Upstream Authors: Hans Reiser <reiser@namesys.com>
                  Yury Umanets <umka@namesys.com>
                  Vitaly Fertman <vitaly@namesys.com>

Copyright: Copyright (C) 2001, 2002, 2003 by Hans Reiser

License:
  Reiser4 is hereby licensed under the GNU General
  Public License version 2.

  Source code files that contain the phrase "licensing governed by
  COPYING" are "governed files" throughout this file.  Governed
  files are licensed under the GPL.  The portions of them owned by Hans
  Reiser, or authorized to be licensed by him, have been in the past,
  and likely will be in the future, licensed to other parties under
  other licenses.  If you add your code to governed files, and don't
  want it to be owned by Hans Reiser, put your copyright label on that
  code so the poor blight and his customers can keep things straight.
  All portions of governed files not labeled otherwise are owned by Hans
  Reiser, and by adding your code to it, widely distributing it to
  others or sending us a patch, and leaving the sentence in stating that
  licensing is governed by the statement in this file, you accept this.
  It will be a kindness if you identify whether Hans Reiser is allowed
  to license code labeled as owned by you on your behalf other than
  under the GPL, because he wants to know if it is okay to do so and put
  a check in the mail to you (for non-trivial improvements) when he
  makes his next sale.  He makes no guarantees as to the amount if any,
  though he feels motivated to motivate contributors, and you can surely
  discuss this with him before or after contributing.  You have the
  right to decline to allow him to license your code contribution other
  than under the GPL.

  Further licensing options are available for commercial and/or other
  interests directly from Hans Reiser: reiser@namesys.com.  If you interpret
  the GPL as not allowing those additional licensing options, you read
  it wrongly, and Richard Stallman agrees with me, when carefully read
  you can see that those restrictions on additional terms do not apply
  to the owner of the copyright, and my interpretation of this shall
  govern for this license.

  Finally, nothing in this license shall be interpreted to allow you to
  fail to fairly credit me, or to remove my credits such as by creating
  a front end that hides my credits from the user or renaming mkreiser4
  to mkyourcompanyfs or even just make_filesystem, without my
  permission, unless you are an end user not redistributing to others.
  If you have doubts about how to properly do that, or about what is
  fair, ask.  (Last I spoke with him Richard was contemplating how best
  to address the fair crediting issue in the next GPL version.)

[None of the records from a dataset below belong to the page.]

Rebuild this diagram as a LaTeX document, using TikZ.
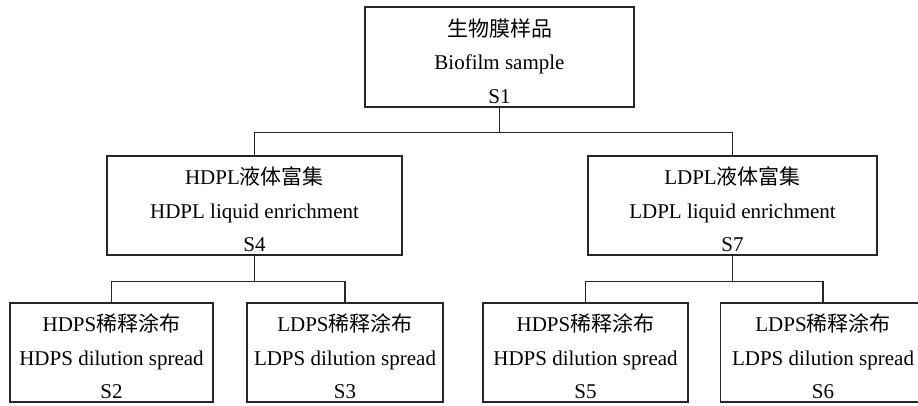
\documentclass[tikz,border=0pt]{standalone}
\usepackage{fontspec}
\setmainfont{Liberation Serif}
\newfontfamily\cjk{Noto Sans CJK SC}
\newcommand\toprow{\rule{0pt}{26pt}}

\tikzset{
  stepbox/.style={draw=black!85,line width=1.1pt,rectangle,align=center,
    font=\fontsize{21}{33.5}\selectfont,inner sep=0pt,minimum height=99pt},
  link/.style={draw=black!85,line width=1.1pt}
}

\begin{document}
\begin{tikzpicture}[x=1pt,y=-1pt]

      \useasboundingbox (0,0) rectangle (918,405);

      \begin{scope}[every node/.style={stepbox}]
        \node[minimum width=269pt,minimum height=100pt] (s1) at (499.5,57)
          {\toprow{\cjk 生物膜样品}\\Biofilm sample\\S1};
        \node[minimum width=295pt] (s4) at (254.5,205.5)
          {\toprow HDPL{\cjk 液体富集}\\HDPL liquid enrichment\\S4};
        \node[minimum width=289pt] (s7) at (732.5,205.5)
          {\toprow LDPL{\cjk 液体富集}\\LDPL liquid enrichment\\S7};
        \node[minimum width=203pt] (s2) at (111.5,352.5)
          {\toprow HDPS{\cjk 稀释涂布}\\HDPS dilution spread\\S2};
        \node[minimum width=196pt] (s3) at (345,352.5)
          {\toprow LDPS{\cjk 稀释涂布}\\LDPS dilution spread\\S3};
        \node[minimum width=205pt] (s5) at (585.5,352.5)
          {\toprow HDPS{\cjk 稀释涂布}\\HDPS dilution spread\\S5};
        \node[minimum width=205pt] (s6) at (823,352.5)
          {\toprow LDPS{\cjk 稀释涂布}\\LDPS dilution spread\\S6};
      \end{scope}

      \begin{scope}[every path/.style={link}]
        \path (s1.south) -- ++(0,25) -| (s4.north);
        \path (s1.south) -- ++(0,25) -| (s7.north);
        \path (s4.south) -- ++(0,26) -| (s2.north);
        \path (s4.south) -- ++(0,26) -| (s3.north);
        \path (s7.south) -- ++(0,26) -| (s5.north);
        \path (s7.south) -- ++(0,26) -| (s6.north);
      \end{scope}

    \end{tikzpicture}
\end{document}
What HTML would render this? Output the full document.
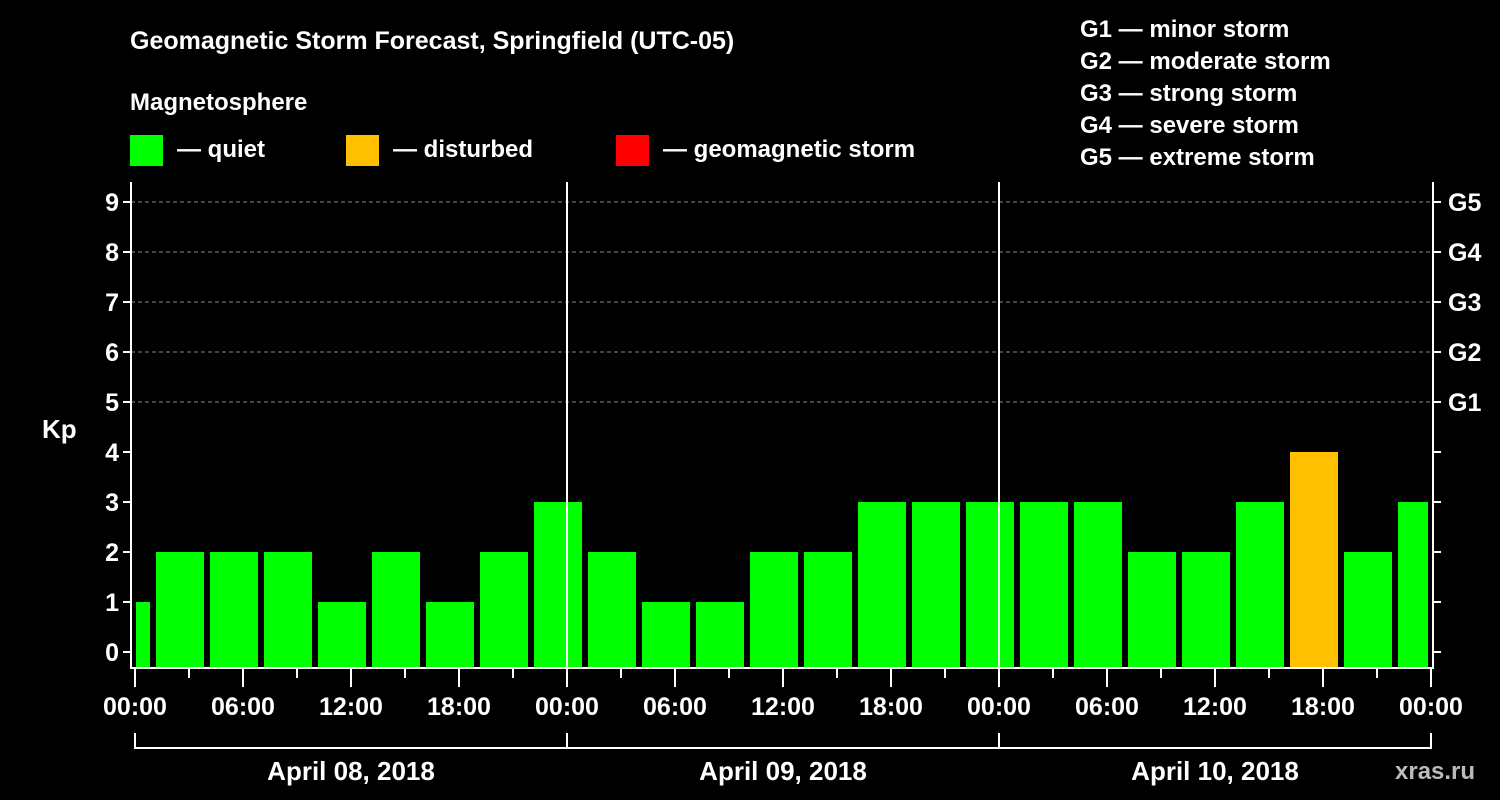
<!DOCTYPE html>
<html><head><meta charset="utf-8"><style>
html,body{margin:0;padding:0;background:#000;}
svg{display:block;font-family:"Liberation Sans",sans-serif;font-weight:bold;}
</style></head><body>
<svg id="chart" width="1500" height="800" viewBox="0 0 1500 800">
<rect x="0" y="0" width="1500" height="800" fill="#000"/>
<text x="130" y="49" fill="#fff" font-size="25">Geomagnetic Storm Forecast, Springfield (UTC-05)</text>
<text x="130" y="110" fill="#fff" font-size="24">Magnetosphere</text>
<g><rect x="130" y="135" width="33" height="31" fill="#00ff00"/><text x="177" y="157" fill="#fff" font-size="24">— quiet</text></g>
<g><rect x="346" y="135" width="33" height="31" fill="#ffc000"/><text x="393" y="157" fill="#fff" font-size="24">— disturbed</text></g>
<g><rect x="616" y="135" width="33" height="31" fill="#ff0000"/><text x="663" y="157" fill="#fff" font-size="24">— geomagnetic storm</text></g>
<g fill="#fff" font-size="24">
<text x="1080" y="37">G1 — minor storm</text>
<text x="1080" y="69">G2 — moderate storm</text>
<text x="1080" y="101">G3 — strong storm</text>
<text x="1080" y="133">G4 — severe storm</text>
<text x="1080" y="165">G5 — extreme storm</text>
</g>
<text x="42" y="438" fill="#fff" font-size="26">Kp</text>
<g id="grid"></g>
<g id="bars"></g>
<g id="axes"></g>
<text x="1395" y="779" fill="#bbb" font-size="24">xras.ru</text>
</svg>
<script>
const kpValues = [1,2,2,2,1,2,1,2,3,2,1,1,2,2,3,3,3,3,3,2,2,3,4,2,3];
const yTicks = [0,1,2,3,4,5,6,7,8,9];
const gLabels = ["G1","G2","G3","G4","G5"];
const xTickLabels = ["00:00","06:00","12:00","18:00","00:00","06:00","12:00","18:00","00:00","06:00","12:00","18:00","00:00"];
const dayLabels = ["April 08, 2018","April 09, 2018","April 10, 2018"];

const NS="http://www.w3.org/2000/svg";
const L=131,R=1433,T=182,B=668,X0=135,PXH=18;
const y=v=>652-v*50;
const x=h=>X0+h*PXH;
function mk(tag,attrs,parent){const e=document.createElementNS(NS,tag);for(const k in attrs)e.setAttribute(k,attrs[k]);parent.appendChild(e);return e;}
const grid=document.getElementById('grid'),bars=document.getElementById('bars'),axes=document.getElementById('axes');

yTicks.forEach(v=>{
  if(v>=5){const g=mk('line',{x1:L,x2:R,y1:y(v),y2:y(v),stroke:'#888','stroke-width':1,'stroke-dasharray':'4,3'},grid);
  
  }
});
kpValues.forEach((v,i)=>{
  const c=x(i*3-0.5);
  let x1=Math.max(c-24,X0+1),x2=Math.min(c+24,1428);
  const r=mk('rect',{x:x1,y:y(v),width:x2-x1,height:B-y(v),fill:v>=5?'#ff0000':(v>=4?'#ffc000':'#00ff00')},bars);
  
  
});
// vertical day separators
[1,2].forEach(d=>{const l=mk('line',{x1:x(d*24),x2:x(d*24),y1:T,y2:B,stroke:'#fff','stroke-width':2},axes);

});
const frame=mk('path',{d:`M${L} ${T} V${B} H${R} V${T}`,fill:'none',stroke:'#fff','stroke-width':2},axes);


yTicks.forEach(v=>{
  mk('line',{x1:L-8,x2:L,y1:y(v),y2:y(v),stroke:'#fff','stroke-width':2},axes);
  mk('line',{x1:R,x2:R+8,y1:y(v),y2:y(v),stroke:'#fff','stroke-width':2},axes);
  const t=mk('text',{x:L-12,y:y(v)+9,fill:'#fff','font-size':25,'text-anchor':'end'},axes);
  t.textContent=v;
  
  
  if(v>=5){const g=mk('text',{x:R+15,y:y(v)+9,fill:'#fff','font-size':25},axes);
  g.textContent=gLabels[v-5];
  
  }
});
for(let h=0;h<=72;h+=3){
  const major=h%6===0;
  mk('line',{x1:x(h),x2:x(h),y1:B,y2:major?687:678,stroke:'#fff','stroke-width':2},axes);
  if(major){const t=mk('text',{x:x(h),y:715,fill:'#fff','font-size':25,'text-anchor':'middle'},axes);
  t.textContent=xTickLabels[h/6];
  
  }
}
const br=mk('path',{d:`M${x(0)} 733 V748 H${x(72)} V733 M${x(24)} 733 V748 M${x(48)} 733 V748`,fill:'none',stroke:'#fff','stroke-width':2},axes);


dayLabels.forEach((d,i)=>{const t=mk('text',{x:x(i*24+12),y:780,fill:'#fff','font-size':26,'text-anchor':'middle'},axes);
t.textContent=d;

});
</script>
</body></html>
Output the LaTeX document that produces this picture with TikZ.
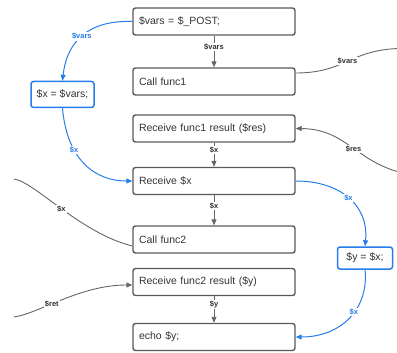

  Also, a clustering file system built to work on top of this file
  system shall be considered a derivative work for the purposes of
  interpreting the GPL license granted herein.  Plugins are also to be
  considered derivative works.  Share code or pay money, we give you the
  choice.

On Debian GNU/Linux systems, the complete text of the GNU General
Public License can be found in `/usr/share/common-licenses/GPL-2'.